Ophelia.
Een der liefelijkste figuren van Shakespeare is ongetwijfeld de diep beklagenswaardige bruid van den Deenschen prins Hamlet.
Een zacht, vaag licht bestraalt haar teedere blonde verschijning; tusschen de geweldige gebeurtenissen die aan het diep bedorven hof van Denemarken plaats hebben, tusschen bloed, misdaad en schande, zweeft zij ons voorbij. Zij is de bleeke zonnestraal, die over het sombere drama een droevig schijnsel werpt, de fijne geurige bloem, die uit dit soms zoo afkeerwekkende moeras opstijgt. Maar eindelijk sleepen de verschrikkelijke gebeurtenissen ook haar mede; haar geliefde Hamlet nam in raadselachtige woorden afscheid van haar, hij wordt van het hof weggezonden; in dolle razernij steekt hij haar ouden vader dood, en dan steekt ook de waanzin haar kinderlijk verstand aan.
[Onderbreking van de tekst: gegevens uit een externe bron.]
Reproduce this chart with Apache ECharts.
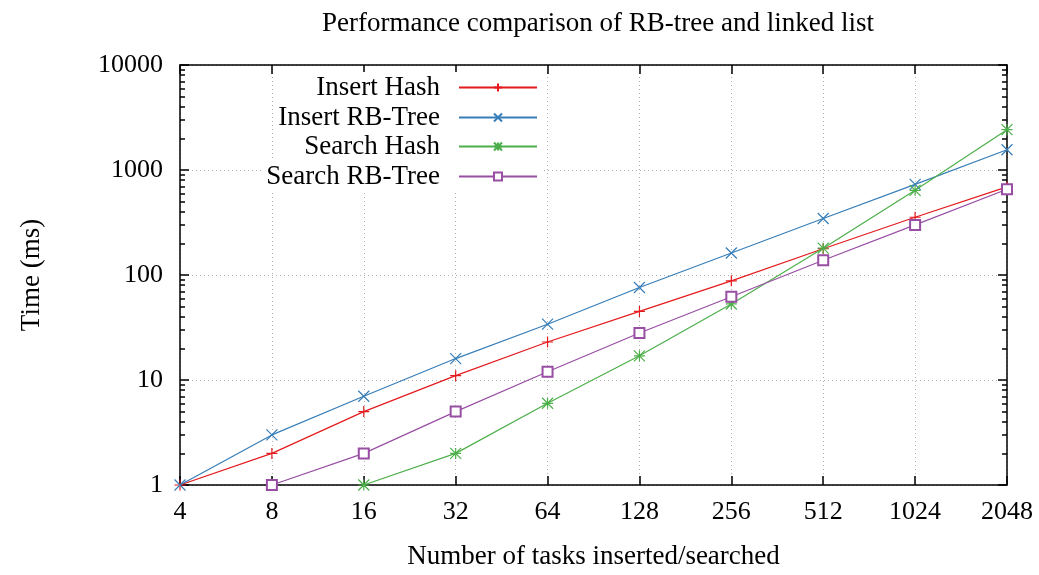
<!DOCTYPE html>
<html>
<head>
<meta charset="utf-8">
<script src="https://cdn.jsdelivr.net/npm/echarts@6/dist/echarts.min.js"></script>
<style>
html,body{margin:0;padding:0;background:#fff;}
#main{width:1039px;height:575px;}
</style>
</head>
<body>
<div id="main"></div>
<script>
const categories = ['4','8','16','32','64','128','256','512','1024','2048'];
const insertHash = [1, 2, 5, 11, 23, 45, 88, 178, 355, 690];
const insertRBTree = [1, 3, 7, 16, 34, 76, 162, 345, 730, 1560];
const searchHash = [null, null, 1, 2, 6, 17, 53, 180, 640, 2420];
const searchRBTree = [null, 1, 2, 5, 12, 28, 62, 138, 300, 655];
const seriesNames = ['Insert Hash', 'Insert RB-Tree', 'Search Hash', 'Search RB-Tree'];
const colors = ['#e41a1c', '#377eb8', '#4daf4a', '#984ea3'];

const FONT = 'Liberation Serif';
const FS = 26;
const TFS = 27;

const minorTicks = [];
for (let d = 1; d < 10000; d *= 10) {
  for (let k = 2; k <= 9; k++) minorTicks.push(d * k);
}

const plusSym = 'path://M5,0L5,10M0,5L10,5';
const crossSym = 'path://M0,0L10,10M10,0L0,10';
const starSym = 'path://M5,0L5,10M0,5L10,5M0,0L10,10M10,0L0,10';
const symbols = [plusSym, crossSym, starSym, 'emptyRect'];
const dataSets = [insertHash, insertRBTree, searchHash, searchRBTree];

const chart = echarts.init(document.getElementById('main'), null, {renderer: 'canvas'});

const series = seriesNames.map((name, i) => ({
  name: name,
  type: 'line',
  data: dataSets[i],
  xAxisIndex: 0,
  yAxisIndex: 0,
  symbol: symbols[i],
  symbolSize: i === 3 ? 10 : 11,
  showAllSymbol: true,
  connectNulls: false,
  color: colors[i],
  lineStyle: {color: colors[i], width: 1.2},
  itemStyle: {color: colors[i], borderColor: colors[i], borderWidth: i === 3 ? 1 : 1.2},
  emphasis: {disabled: true},
  animation: false,
  z: 5
}));

const legendRows = [87, 117, 146, 176];
const legends = seriesNames.map((name, i) => ({
  data: [name],
  right: 497,
  top: legendRows[i] - 15,
  align: 'right',
  orient: 'vertical',
  itemWidth: 78,
  itemHeight: 10,
  itemGap: 0,
  padding: [2, 4, 2, 4],
  backgroundColor: '#fff',
  selectedMode: false,
  textStyle: {fontFamily: FONT, fontSize: TFS, color: '#000', padding: [0, 14, 0, 0]}
}));

const gridLineStyle = {color: '#b0b0b0', type: [1, 3], width: 1};

const option = {
  backgroundColor: '#fff',
  animation: false,
  title: {
    text: 'Performance comparison of RB-tree and linked list',
    left: 593,
    textAlign: 'center',
    top: 5,
    textStyle: {fontFamily: FONT, fontSize: TFS, fontWeight: 'normal', color: '#000'}
  },
  legend: legends,
  grid: {left: 180, right: 32, top: 65, bottom: 88, containLabel: false, show: false},
  xAxis: [
    {
      type: 'category',
      data: categories,
      boundaryGap: false,
      position: 'bottom',
      name: 'Number of tasks inserted/searched',
      nameLocation: 'middle',
      nameGap: 58,
      nameTextStyle: {fontFamily: FONT, fontSize: TFS, color: '#000'},
      axisLine: {show: true, onZero: false, lineStyle: {color: '#000', width: 1.5}},
      axisTick: {show: true, inside: true, length: 9, alignWithLabel: true, lineStyle: {color: '#000', width: 1.5}},
      axisLabel: {fontFamily: FONT, fontSize: FS, color: '#000', margin: 14},
      splitLine: {show: true, lineStyle: gridLineStyle}
    },
    {
      type: 'category',
      data: categories,
      boundaryGap: false,
      position: 'top',
      axisLine: {show: true, onZero: false, lineStyle: {color: '#000', width: 1.5}},
      axisTick: {show: true, inside: true, length: 9, lineStyle: {color: '#000', width: 1.5}},
      axisLabel: {show: false},
      splitLine: {show: false}
    }
  ],
  yAxis: [
    {
      type: 'log',
      logBase: 10,
      min: 1,
      max: 10000,
      position: 'left',
      name: 'Time (ms)',
      nameLocation: 'middle',
      nameGap: 135,
      nameRotate: 90,
      nameTextStyle: {fontFamily: FONT, fontSize: TFS, color: '#000'},
      axisLine: {show: true, onZero: false, lineStyle: {color: '#000', width: 1.5}},
      axisTick: {show: true, inside: true, length: 9, lineStyle: {color: '#000', width: 1.5}},
      axisLabel: {fontFamily: FONT, fontSize: FS, color: '#000', margin: 17, formatter: v => String(Math.round(v))},
      splitLine: {show: true, lineStyle: gridLineStyle},
      minorTick: {show: false}
    },
    {
      type: 'log',
      logBase: 10,
      min: 1,
      max: 10000,
      position: 'left',
      axisLine: {show: false},
      axisTick: {show: true, inside: true, length: 5, customValues: minorTicks, lineStyle: {color: '#000', width: 1.5}},
      axisLabel: {show: false},
      splitLine: {show: false}
    },
    {
      type: 'log',
      logBase: 10,
      min: 1,
      max: 10000,
      position: 'right',
      axisLine: {show: true, onZero: false, lineStyle: {color: '#000', width: 1.5}},
      axisTick: {show: true, inside: true, length: 9, lineStyle: {color: '#000', width: 1.5}},
      axisLabel: {show: false},
      splitLine: {show: false}
    },
    {
      type: 'log',
      logBase: 10,
      min: 1,
      max: 10000,
      position: 'right',
      axisLine: {show: false},
      axisTick: {show: true, inside: true, length: 5, customValues: minorTicks, lineStyle: {color: '#000', width: 1.5}},
      axisLabel: {show: false},
      splitLine: {show: false}
    }
  ],
  series: series
};

chart.setOption(option);
</script>
</body>
</html>
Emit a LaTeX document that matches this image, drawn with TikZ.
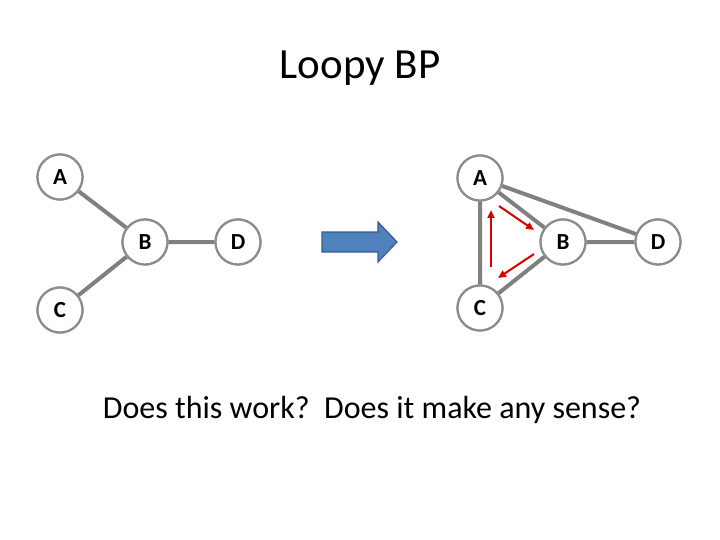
\documentclass[tikz,border=0pt]{standalone}
\usepackage{fontspec}
\setmainfont{Carlito}
\usetikzlibrary{arrows.meta}
\begin{document}
\begin{tikzpicture}[x=1pt,y=-1pt,
  nd/.style={circle,draw=gray!90,line width=2.2pt,fill=white,minimum size=45pt,inner sep=0pt,font=\fontsize{23}{26}\selectfont\bfseries},
  ed/.style={draw=gray,line width=4pt},
  msg/.style={draw=red!85!black,line width=2pt,-{Triangle[length=8pt,width=7pt]}}]
\useasboundingbox (0,0) rectangle (720,540);
\node[font=\fontsize{43}{48}\selectfont] (t) at (360,68) {Loopy BP};
% left graph
\path (60,177) node[nd] (lA) {} (145,242) node[nd] (lB) {} (60,310) node[nd] (lC) {} (238,242) node[nd] (lD) {};
\draw[ed] (lA)--(lB) (lB)--(lC) (lB)--(lD);
\path (60,177) node[nd] {A} (145,242) node[nd] {B} (60,310) node[nd] {C} (238,242) node[nd] {D};
% right graph
\path (480,178) node[nd] (rA) {} (563,242) node[nd] (rB) {} (480,308) node[nd] (rC) {} (658,242) node[nd] (rD) {};
\draw[ed] (rA)--(rB) (rB)--(rC) (rA)--(rC) (rA)--(rD) (rB)--(rD);
\path (480,178) node[nd] {A} (563,242) node[nd] {B} (480,308) node[nd] {C} (658,242) node[nd] {D};
\coordinate (m1s) at (499,206); \coordinate (m1e) at (534,230);
\coordinate (m2s) at (534,254); \coordinate (m2e) at (498,278);
\coordinate (m3s) at (491,267); \coordinate (m3e) at (491,210);
\draw[msg] (m1s)--(m1e);
\draw[msg] (m2s)--(m2e);
\draw[msg] (m3s)--(m3e);
% block arrow
\node (ar) at (360,242) {};
\draw[fill={rgb,255:red,79;green,129;blue,189},draw={rgb,255:red,56;green,93;blue,138},line width=1.2pt]
 (322,232)--(378,232)--(378,222)--(397,242)--(378,262)--(378,252)--(322,252)--cycle;
\node[font=\fontsize{32}{36}\selectfont] (q) at (372,410) {Does this work?\ \ Does it make any sense?};
\end{tikzpicture}
\end{document}
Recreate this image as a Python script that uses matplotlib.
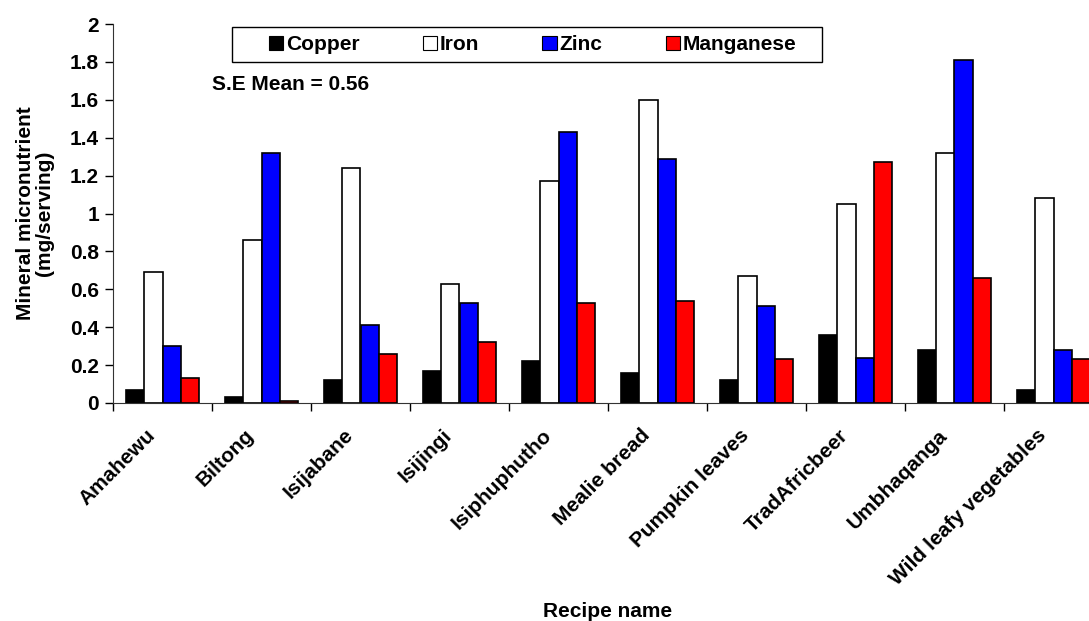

Arme Ophelia! Zij was bestemd om in geluk en zonneschijn te leven, bemind door haar koninklijken echtgenoot, een kroon te dragen en zich die door haar deugden waardig te maken; een kalm, regelmatig leven had zij noodig om tot volle ontwikkeling te geraken, en in plaats daarvan wordt zij het onschuldige slachtoffer van blinde hartstochten, van machteloozen wrok en haat.
Tot schrik van het deensche hof, tot wanhoop van haar broeder Laërtes, verschijnt zij voor het schuldige koningspaar in haar witte kleeren, versierd met bloemen en stroohalmen, de zachte oogen geesteloos dwalend door de troonzaal, onsamenhangende woorden uitsprekend, en het verdriet, waarvan zij zich nauwelijks bewust is, in teedere klachten uitsnikkend.
Zij deelt haar bloemen aan de omstanders uit, en bij elke bloem weet zij nog iets toepasselijks te zeggen:
‘Dat is rozemarijn, 't is voor de herinnering, en hier zijn pensées, dat zijn gedachten... en daar is venkel voor u (aan den koning) en wijnruit voor u (aan de koningin)!’
De koning en de koningin, oorzaak van al de ellende, die over Denemarken, Hamlet en Ophelia is uitgestort, hooren haar bedroefd aan.
‘Hier is een madeliefje! - Ik zou u wel eenige viooltjes willen geven; maar zij verwelkten toen mijn vader stierf. Zij zeggen dat hij goed afstierf.’
Zoo tortelt de droeve duive, dan gaat zij heen, en men kent haar droevig einde!
De bloemen aan den rand der beek plukkende, valt zij in het water, een poos drijft ze voort, oude wijzen zingende, als ware zij een waternimf, die tot haar element terugkeert; haar stem wordt zwakker en zwakker, en eindelijk vindt zij in het slijk den dood.